16 Replies Latest reply: Feb 3, 2016 9:58 PM by Yomna Touni RSS

    Group By multiple fields

      Hi all,

      I have source data which has multiple lines for the one primary key.

      It goes like this

      table EDW:

      Property Reference  | SOR Code | Work Programme Bk  | Location  | Total Cost

      1                                   kit01                  LCQ                       kitchen           100

      1                                   kit03                  LCQ                       kitchen            120

      1                                   kit04                  PR3                       kitchen             140

      1                                   pgi01                 LCQ                       bedroom          95

      1                                   pgi03                 LCQ                       bedroom          150

      1                                   plu40                 SOW                      bath                  400

      2                                   kit50                   LCQ                      kitchen             200

      2                                   plu05                 LCQ                       bath                  400

      2                                   ele30                  LCQ                      WC                    350

      2                                    min95                 RSW                     HALL                 40

       

       

      what i'm trying to do now is figure out the sum of the total cost of all LCQ items for anything starting with 'kit'

      the following is what I have written so far, but the sum works out to be something completely different.

      I would really appreciate a little guidance

       

      LOAD

      [Property Reference],

      SUM(IF(([Total Cost] > 0) AND ([SOR Code] like 'KIT*) AND ([Work Programme Bk] like 'LCQ'), [Total Cost], 0] as KIT_Total_LCQ_Cost

       

      Resident EDW

      Group by [Property Reference] and [Work Programme Bk] and [SOR Code];

       

      When I run this function I keep getting that its an "invalid expression"

       

      Could someone shed a bit of light on where I might be wrong?

       

      Regards,

       

      Yomna

        • Re: Group By multiple fields

          what I also forgot to mention is the fact that when I remove the last 2 fields in the group by line, and just say

          group by [Property Reference] ;

           

          this is where I get a totally different sum to what I expected.

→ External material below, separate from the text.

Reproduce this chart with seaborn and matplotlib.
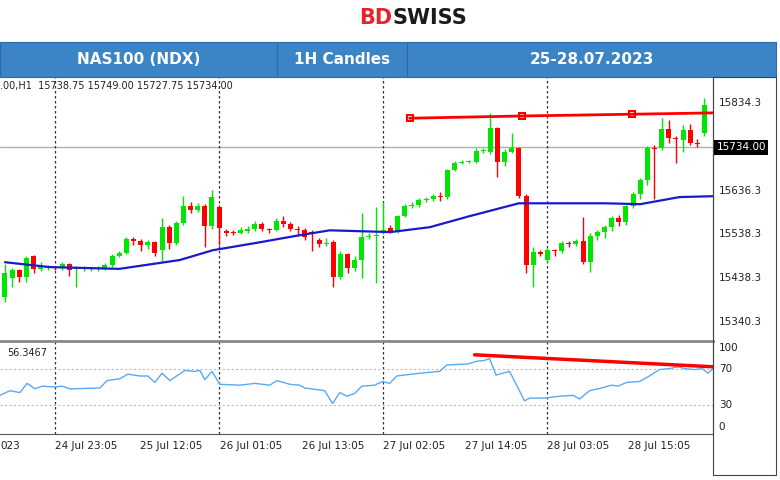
import matplotlib
matplotlib.use("Agg")
import matplotlib.pyplot as plt
import seaborn as sns
import numpy as np
import pandas as pd
from matplotlib.patches import Rectangle

sns.set_style("white")
plt.rcParams['font.family'] = ['DejaVu Sans']

opens = [15396,15439,15457,15441,15489,15460,15462,15464,15462,15471,15460,15460,15460,15460,15462,15469,15489,15496,15527,15523,
         15514,15520,15502,15554,15518,15563,15602,15593,15602,15557,15600,15545,15543,15541,15545,15550,15561,15550,15547,15568,
         15561,15550,15547,15543,15525,15516,15520,15441,15493,15462,15480,15532,15534,15543,15552,15545,15579,15602,15604,15615,
         15618,15624,15622,15683,15699,15701,15701,15726,15724,15778,15701,15724,15733,15624,15469,15498,15480,15502,15500,15518,
         15516,15523,15475,15534,15543,15554,15575,15566,15602,15629,15660,15733,15733,15776,15755,15751,15773,15744,15766]
closes = [15451,15457,15441,15484,15460,15469,15464,15462,15471,15457,15462,15462,15462,15462,15469,15489,15496,15527,15523,15514,
          15520,15496,15554,15518,15563,15602,15593,15602,15557,15622,15552,15541,15541,15547,15550,15561,15550,15547,15568,15561,
          15550,15549,15532,15539,15516,15518,15441,15493,15462,15480,15532,15534,15536,15547,15545,15579,15602,15604,15615,15618,
          15624,15622,15683,15699,15701,15703,15726,15728,15778,15701,15724,15733,15624,15469,15498,15494,15502,15500,15518,15516,
          15523,15475,15534,15543,15554,15575,15566,15602,15629,15660,15733,15731,15776,15755,15753,15773,15744,15742,15830]
highs = [15470,15462,15460,15490,15492,15475,15468,15467,15476,15474,15466,15466,15464,15466,15474,15494,15500,15532,15532,15528,
         15525,15524,15575,15560,15568,15625,15610,15608,15606,15638,15605,15550,15548,15554,15556,15568,15566,15553,15574,15580,
         15566,15556,15553,15548,15530,15530,15526,15500,15496,15490,15586,15540,15600,15611,15558,15582,15606,15610,15620,15622,
         15628,15634,15686,15704,15706,15706,15732,15732,15812,15780,15730,15766,15736,15628,15510,15502,15506,15505,15523,15523,
         15528,15577,15540,15548,15560,15580,15582,15605,15634,15665,15738,15740,15800,15795,15760,15785,15786,15752,15845]
lows = [15385,15420,15430,15430,15450,15455,15458,15457,15457,15445,15419,15456,15456,15456,15458,15465,15487,15493,15515,15500,
        15505,15490,15478,15505,15515,15560,15585,15588,15510,15550,15514,15535,15536,15538,15542,15546,15545,15542,15545,15555,
        15545,15535,15525,15500,15510,15512,15419,15438,15450,15455,15440,15528,15428,15538,15540,15542,15576,15598,15600,15612,
        15614,15614,15618,15680,15696,15698,15698,15722,15720,15667,15693,15722,15620,15451,15419,15488,15476,15490,15495,15510,
        15512,15470,15453,15525,15530,15545,15556,15560,15598,15618,15650,15618,15728,15745,15700,15724,15740,15735,15760]

ma_idx = [0,6.3,16,24.5,29.1,35.7,41.3,45.5,54,59.5,65.1,72,84,89,94.5,99.2]
ma_val = [15475,15464,15460,15480,15502,15520,15536,15547,15543,15554,15579,15608,15608,15606,15622,15624]

rsi_idx = [-0.7,0.7,2.1,3.1,4.2,5.2,7,8,9.1,13.3,14.3,16.1,17.2,18.9,20,21,22,23.1,25.2,26.6,27.3,28,29,30.1,32.9,35,37.1,38.1,
           39.9,41.3,42,44.8,45.9,46.9,47.9,49,50,51.8,52.9,53.9,54.9,58.1,60.9,61.9,64.8,66.1,67.2,67.9,68.8,70.7,72.8,73.5,75.6,
           77.7,79.6,80.5,81.9,83.6,85,85.9,87.1,88.9,90.3,91.7,93.1,94.3,95.2,96.6,97.7,98.5,99.2]
rsi_val = [41,46,44,54,48,51,50,51,48,49,57,59,64,62,62,55,65,57,68,67,68,58,67,53,52,54,52,57,
           53,52,49,46,32,44,40,43,51,52,56,54,62,65,67,74,75,78,79,81,63,67,35,38,38,
           40,41,37,46,49,52,51,55,56,62,69,70,72,70,69,70,65,70]

res_idx = [56.7, 72.4, 87.8, 99.2]
res_val = [15800, 15805, 15809, 15812]
rsi_tr_idx = [65.8, 99.2]
rsi_tr_val = [85, 72]

price_ticks = [15834.3, 15636.3, 15538.3, 15438.3, 15340.3]
rsi_ticks = [100, 70, 30, 0]
rsi_tick_pos = [92, 70, 30, 7]
vline_idx = [7.0, 30.0, 52.9, 75.9]
time_idx = [7.0, 18.9, 30.1, 41.6, 52.9, 64.4, 75.9, 87.3]
time_labels = ["24 Jul 23:05", "25 Jul 12:05", "26 Jul 01:05", "26 Jul 13:05",
               "27 Jul 02:05", "27 Jul 14:05", "28 Jul 03:05", "28 Jul 15:05"]
current_price = 15734.0

W, H = 780, 480
fig = plt.figure(figsize=(7.8, 4.8), dpi=100)
def fx(px): return px / W
def fy(py): return 1 - py / H

ax = fig.add_axes([0, fy(338), fx(713), fy(77) - fy(338)])
ax2 = fig.add_axes([0, fy(434), fx(713), fy(341) - fy(434)])
XL = (-0.7, 99.2)

GREEN, RED = "#00e600", "#ff0000"
n = len(opens)
for i in range(n):
    o, c = opens[i], closes[i]
    col = GREEN if c >= o else RED
    ax.vlines(i, lows[i], highs[i], color=col, lw=1, zorder=2)
    lo, hi = min(o, c), max(o, c)
    if hi - lo < 2:
        lo -= 1; hi += 1
    ax.add_patch(Rectangle((i - 0.35, lo), 0.7, hi - lo, color=col, zorder=3, lw=0))

sns.lineplot(x=ma_idx, y=ma_val, ax=ax, color="#1a1acc", lw=1.6, zorder=4)
sns.lineplot(x=res_idx, y=res_val, ax=ax, color=RED, lw=2, zorder=5)
ax.plot(res_idx[:3], res_val[:3], 's', ms=4, mfc="none", mec=RED, mew=1.5, zorder=6)
ax.axhline(current_price, color="#a9b0bb", lw=1, zorder=1)
for v in vline_idx:
    ax.axvline(v, color="#333333", lw=0.9, ls=(0, (2, 2)), zorder=1)
    ax2.axvline(v, color="#333333", lw=0.9, ls=(0, (2, 2)), zorder=1)

ax.set_xlim(XL)
ax.set_ylim(15304, 15893)
ax.set_xticks([]); ax.set_yticks([])
for s in ["left", "top", "bottom"]:
    ax.spines[s].set_visible(False)
ax.spines["right"].set_color("#555555")
for p in price_ticks:
    ax.text(1.008, p, f"{p:.2f}"[:-1], transform=ax.get_yaxis_transform(), fontsize=7.5,
            va="center", ha="left", color="#222222")
ax.text(1.005, current_price, "15734.00", transform=ax.get_yaxis_transform(), fontsize=7.5,
        va="center", ha="left", color="white", bbox=dict(fc="black", ec="none", pad=1.5))
ax.text(0.0, 0.985, ".00,H1  15738.75 15749.00 15727.75 15734.00", transform=ax.transAxes,
        fontsize=7, va="top", ha="left", color="#222222")

sns.lineplot(x=rsi_idx, y=rsi_val, ax=ax2, color="#5aa9f5", lw=1, zorder=3)
sns.lineplot(x=rsi_tr_idx, y=rsi_tr_val, ax=ax2, color=RED, lw=2.5, zorder=4)
for lv in [70, 30]:
    ax2.axhline(lv, color="#bbbbbb", lw=0.8, ls=(0, (2, 2)), zorder=1)
ax2.set_xlim(XL)
ax2.set_ylim(-1, 100)
ax2.set_xticks([]); ax2.set_yticks([])
ax2.spines["left"].set_visible(False)
ax2.spines["right"].set_color("#555555")
ax2.spines["top"].set_color("#888888"); ax2.spines["top"].set_linewidth(2)
ax2.spines["bottom"].set_color("#555555")
for r, pos in zip(rsi_ticks, rsi_tick_pos):
    ax2.text(1.008, pos, str(r), transform=ax2.get_yaxis_transform(), fontsize=7.5,
             va="center", ha="left", color="#222222")
ax2.text(0.01, 0.93, "56.3467", transform=ax2.transAxes, fontsize=7, va="top", color="#222222")
for t, lab in zip(time_idx, time_labels):
    ax2.text(t, -0.07, lab, transform=ax2.get_xaxis_transform(), fontsize=7.5,
             va="top", ha="left", color="#222222")
ax2.text(-0.7, -0.07, "023", transform=ax2.get_xaxis_transform(), fontsize=7.5,
         va="top", ha="left", color="#222222")

BLUE = "#3b84c6"
for x0, x1, lab in [(0, 277, "NAS100 (NDX)"), (277, 407, "1H Candles"), (407, 776, "25-28.07.2023")]:
    fig.patches.append(Rectangle((fx(x0), fy(77)), fx(x1 - x0), fy(42) - fy(77), transform=fig.transFigure,
                                 fc=BLUE, ec="#2a6aa8", lw=0.8))
    fig.text(fx((x0 + x1) / 2), fy(60), lab, ha="center", va="center", color="white",
             fontsize=11, fontweight="bold", family="Liberation Sans Narrow")
fig.text(fx(392), fy(18), "BD", ha="right", va="center", color="#e3262b", fontsize=15, fontweight="bold")
fig.text(fx(392), fy(18), "SWISS", ha="left", va="center", color="#1a1a1a", fontsize=15, fontweight="bold")
fig.patches.append(Rectangle((fx(713), fy(475)), fx(63), fy(77) - fy(475), transform=fig.transFigure,
                             fc="none", ec="#444444", lw=0.8))

fig.savefig("out.png", dpi=100)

          • Re: Group By multiple fields
            Stefan Wühl

            If you want to group your sum by Property Reference, try

             

            LOAD

            [Property Reference],

            SUM( [Total Cost] ) as KIT_Total_LCQ_Cost

            Resident EDW

            WHERE [Work Programme Bk] = 'LCQ'  AND [SOR Code] LIKE 'kit*' AND [Total Cost] > 0

            Group by [Property Reference];

            • Re: Group By multiple fields
              jagan mohan rao appala

              Hi,

              Use below expressions

               

              LOAD

              [Property Reference],

              SUM(IF(([Total Cost] > 0) AND (WildMatch([SOR Code], 'kit*') AND (Upper([Work Programme Bk]) = 'LCQ'), [Total Cost], 0] as KIT_Total_LCQ_Cost

               

              Resident EDW

              Group by [Property Reference], [Work Programme Bk] ,  [SOR Code];

               

              OR just load the required values by using where conditions

               

              LOAD

              [Property Reference],

              SUM([Total Cost] ) as KIT_Total_LCQ_Cost

              Resident EDW

              WHERE [Total Cost] > 0 AND WildMatch([SOR Code], 'kit*') AND Upper([Work Programme Bk]) = 'LCQ'

              Group by [Property Reference];

               

              Hope this helps you.

               

              Regards,

              jagan.

              • Re: Group By multiple fields
                Settu Periyasamy

                Hi,

                In your script, there is missing the Single Quote and Closed parenthesis...

                LOAD

                [Property Reference],

                SUM(IF(([Total Cost] > 0) AND ([SOR Code] like 'KIT*') AND ([Work Programme Bk] like 'LCQ'), [Total Cost], 0] ) ) as KIT_Total_LCQ_Cost

                Resident EDW

                Group by [Property Reference] and [Work Programme Bk] and [SOR Code];

                Now, it seems working..

                EDW:
                LOAD * INLINE [
                    Property Reference  ,  SOR Code ,  Work Programme Bk  ,  Location  ,  Total Cost
                    1, kit01, LCQ, kitchen, 100
                    1, kit03, LCQ, kitchen, 120
                    1, kit04, PR3, kitchen, 140
                    1, pgi01, LCQ, bedroom, 95
                    1, pgi03, LCQ, bedroom, 150
                    1, plu40, SOW, bath, 400
                    2, kit50, LCQ, kitchen, 200
                    2, plu05, LCQ, bath, 400
                    2, ele30, LCQ, WC, 350
                    2, min95, RSW, HALL, 40
                ];
                
                New:
                LOAD
                [Property Reference],
                SUM(IF( ([Total Cost] > 0) AND ([SOR Code] like 'KIT*') AND ([Work Programme Bk] like 'LCQ'), [Total Cost], 0))as KIT_Total_LCQ_Cost
                Resident EDW
                Group by [Property Reference];
                
                
                

                 

                Capture.JPG